START

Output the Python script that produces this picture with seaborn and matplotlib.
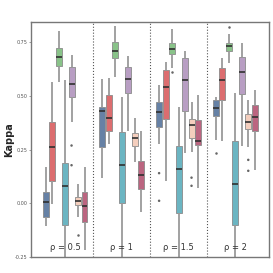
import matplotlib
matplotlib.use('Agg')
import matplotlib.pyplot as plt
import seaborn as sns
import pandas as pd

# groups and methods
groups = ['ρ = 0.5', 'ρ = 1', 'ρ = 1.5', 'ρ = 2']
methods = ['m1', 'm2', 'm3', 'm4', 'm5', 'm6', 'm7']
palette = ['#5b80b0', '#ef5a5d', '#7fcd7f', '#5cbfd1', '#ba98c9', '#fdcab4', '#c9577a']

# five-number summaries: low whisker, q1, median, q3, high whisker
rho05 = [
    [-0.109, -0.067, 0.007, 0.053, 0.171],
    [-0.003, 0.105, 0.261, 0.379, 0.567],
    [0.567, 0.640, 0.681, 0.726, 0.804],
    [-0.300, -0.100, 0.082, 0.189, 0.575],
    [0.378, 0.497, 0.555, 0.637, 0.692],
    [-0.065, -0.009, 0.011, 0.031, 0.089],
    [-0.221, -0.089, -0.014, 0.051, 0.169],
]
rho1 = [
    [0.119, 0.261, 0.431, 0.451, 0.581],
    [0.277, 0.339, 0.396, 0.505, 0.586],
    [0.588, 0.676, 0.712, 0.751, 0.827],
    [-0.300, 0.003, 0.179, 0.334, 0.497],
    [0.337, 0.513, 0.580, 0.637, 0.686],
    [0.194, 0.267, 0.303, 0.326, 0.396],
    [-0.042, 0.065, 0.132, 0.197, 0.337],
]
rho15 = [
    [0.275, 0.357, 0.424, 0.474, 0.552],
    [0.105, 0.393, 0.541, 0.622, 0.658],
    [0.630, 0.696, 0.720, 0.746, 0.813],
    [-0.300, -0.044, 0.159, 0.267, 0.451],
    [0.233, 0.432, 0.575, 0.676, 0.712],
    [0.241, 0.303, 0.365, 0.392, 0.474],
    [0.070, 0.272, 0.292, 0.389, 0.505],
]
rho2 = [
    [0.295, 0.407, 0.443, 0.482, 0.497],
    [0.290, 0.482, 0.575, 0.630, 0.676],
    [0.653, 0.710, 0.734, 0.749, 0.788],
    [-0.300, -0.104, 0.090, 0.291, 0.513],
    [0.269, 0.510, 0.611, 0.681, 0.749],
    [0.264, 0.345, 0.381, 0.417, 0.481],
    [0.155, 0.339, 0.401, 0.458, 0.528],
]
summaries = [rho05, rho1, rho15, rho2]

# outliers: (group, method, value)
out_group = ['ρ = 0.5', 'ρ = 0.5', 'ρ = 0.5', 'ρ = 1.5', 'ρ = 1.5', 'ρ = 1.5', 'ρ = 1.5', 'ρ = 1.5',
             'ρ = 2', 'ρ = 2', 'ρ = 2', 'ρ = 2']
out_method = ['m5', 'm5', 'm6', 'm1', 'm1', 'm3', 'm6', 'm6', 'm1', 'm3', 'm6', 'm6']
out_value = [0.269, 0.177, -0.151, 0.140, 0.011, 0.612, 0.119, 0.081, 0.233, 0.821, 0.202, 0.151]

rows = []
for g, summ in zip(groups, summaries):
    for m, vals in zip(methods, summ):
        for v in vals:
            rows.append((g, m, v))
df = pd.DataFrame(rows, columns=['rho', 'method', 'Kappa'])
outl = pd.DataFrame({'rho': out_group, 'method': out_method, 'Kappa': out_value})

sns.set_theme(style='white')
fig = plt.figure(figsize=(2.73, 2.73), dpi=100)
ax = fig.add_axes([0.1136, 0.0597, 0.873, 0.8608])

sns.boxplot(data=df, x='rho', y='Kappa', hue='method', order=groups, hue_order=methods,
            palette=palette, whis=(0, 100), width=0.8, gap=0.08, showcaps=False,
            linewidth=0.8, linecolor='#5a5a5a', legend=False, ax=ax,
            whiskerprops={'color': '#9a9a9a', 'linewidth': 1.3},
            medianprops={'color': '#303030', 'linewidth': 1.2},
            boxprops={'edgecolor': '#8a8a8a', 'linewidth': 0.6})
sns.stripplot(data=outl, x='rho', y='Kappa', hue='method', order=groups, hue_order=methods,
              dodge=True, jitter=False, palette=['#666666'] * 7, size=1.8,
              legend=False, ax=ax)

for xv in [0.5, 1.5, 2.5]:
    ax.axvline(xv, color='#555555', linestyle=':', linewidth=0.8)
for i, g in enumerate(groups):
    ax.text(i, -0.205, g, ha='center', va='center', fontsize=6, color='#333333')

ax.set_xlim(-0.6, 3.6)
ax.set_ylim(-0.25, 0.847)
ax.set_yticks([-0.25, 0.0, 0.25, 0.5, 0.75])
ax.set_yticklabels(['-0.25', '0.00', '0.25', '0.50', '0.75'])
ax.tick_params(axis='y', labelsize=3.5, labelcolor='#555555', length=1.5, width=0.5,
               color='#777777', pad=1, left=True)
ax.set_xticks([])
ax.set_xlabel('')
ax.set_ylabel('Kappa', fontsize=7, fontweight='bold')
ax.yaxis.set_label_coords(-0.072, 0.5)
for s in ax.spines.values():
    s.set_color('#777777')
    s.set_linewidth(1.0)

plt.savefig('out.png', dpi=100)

END

▶ _YOUR OBJECTIVE_
Begin at the top of the material above and output each line exactly, stopping after the line that holds "0.821, 0.202, 0.151]". Leave out pictures.

▶ _SOLUTION FOR THIS EXERCISE_
Output the Python script that produces this picture with seaborn and matplotlib.
import matplotlib
matplotlib.use('Agg')
import matplotlib.pyplot as plt
import seaborn as sns
import pandas as pd

# groups and methods
groups = ['ρ = 0.5', 'ρ = 1', 'ρ = 1.5', 'ρ = 2']
methods = ['m1', 'm2', 'm3', 'm4', 'm5', 'm6', 'm7']
palette = ['#5b80b0', '#ef5a5d', '#7fcd7f', '#5cbfd1', '#ba98c9', '#fdcab4', '#c9577a']

# five-number summaries: low whisker, q1, median, q3, high whisker
rho05 = [
    [-0.109, -0.067, 0.007, 0.053, 0.171],
    [-0.003, 0.105, 0.261, 0.379, 0.567],
    [0.567, 0.640, 0.681, 0.726, 0.804],
    [-0.300, -0.100, 0.082, 0.189, 0.575],
    [0.378, 0.497, 0.555, 0.637, 0.692],
    [-0.065, -0.009, 0.011, 0.031, 0.089],
    [-0.221, -0.089, -0.014, 0.051, 0.169],
]
rho1 = [
    [0.119, 0.261, 0.431, 0.451, 0.581],
    [0.277, 0.339, 0.396, 0.505, 0.586],
    [0.588, 0.676, 0.712, 0.751, 0.827],
    [-0.300, 0.003, 0.179, 0.334, 0.497],
    [0.337, 0.513, 0.580, 0.637, 0.686],
    [0.194, 0.267, 0.303, 0.326, 0.396],
    [-0.042, 0.065, 0.132, 0.197, 0.337],
]
rho15 = [
    [0.275, 0.357, 0.424, 0.474, 0.552],
    [0.105, 0.393, 0.541, 0.622, 0.658],
    [0.630, 0.696, 0.720, 0.746, 0.813],
    [-0.300, -0.044, 0.159, 0.267, 0.451],
    [0.233, 0.432, 0.575, 0.676, 0.712],
    [0.241, 0.303, 0.365, 0.392, 0.474],
    [0.070, 0.272, 0.292, 0.389, 0.505],
]
rho2 = [
    [0.295, 0.407, 0.443, 0.482, 0.497],
    [0.290, 0.482, 0.575, 0.630, 0.676],
    [0.653, 0.710, 0.734, 0.749, 0.788],
    [-0.300, -0.104, 0.090, 0.291, 0.513],
    [0.269, 0.510, 0.611, 0.681, 0.749],
    [0.264, 0.345, 0.381, 0.417, 0.481],
    [0.155, 0.339, 0.401, 0.458, 0.528],
]
summaries = [rho05, rho1, rho15, rho2]

# outliers: (group, method, value)
out_group = ['ρ = 0.5', 'ρ = 0.5', 'ρ = 0.5', 'ρ = 1.5', 'ρ = 1.5', 'ρ = 1.5', 'ρ = 1.5', 'ρ = 1.5',
             'ρ = 2', 'ρ = 2', 'ρ = 2', 'ρ = 2']
out_method = ['m5', 'm5', 'm6', 'm1', 'm1', 'm3', 'm6', 'm6', 'm1', 'm3', 'm6', 'm6']
out_value = [0.269, 0.177, -0.151, 0.140, 0.011, 0.612, 0.119, 0.081, 0.233, 0.821, 0.202, 0.151]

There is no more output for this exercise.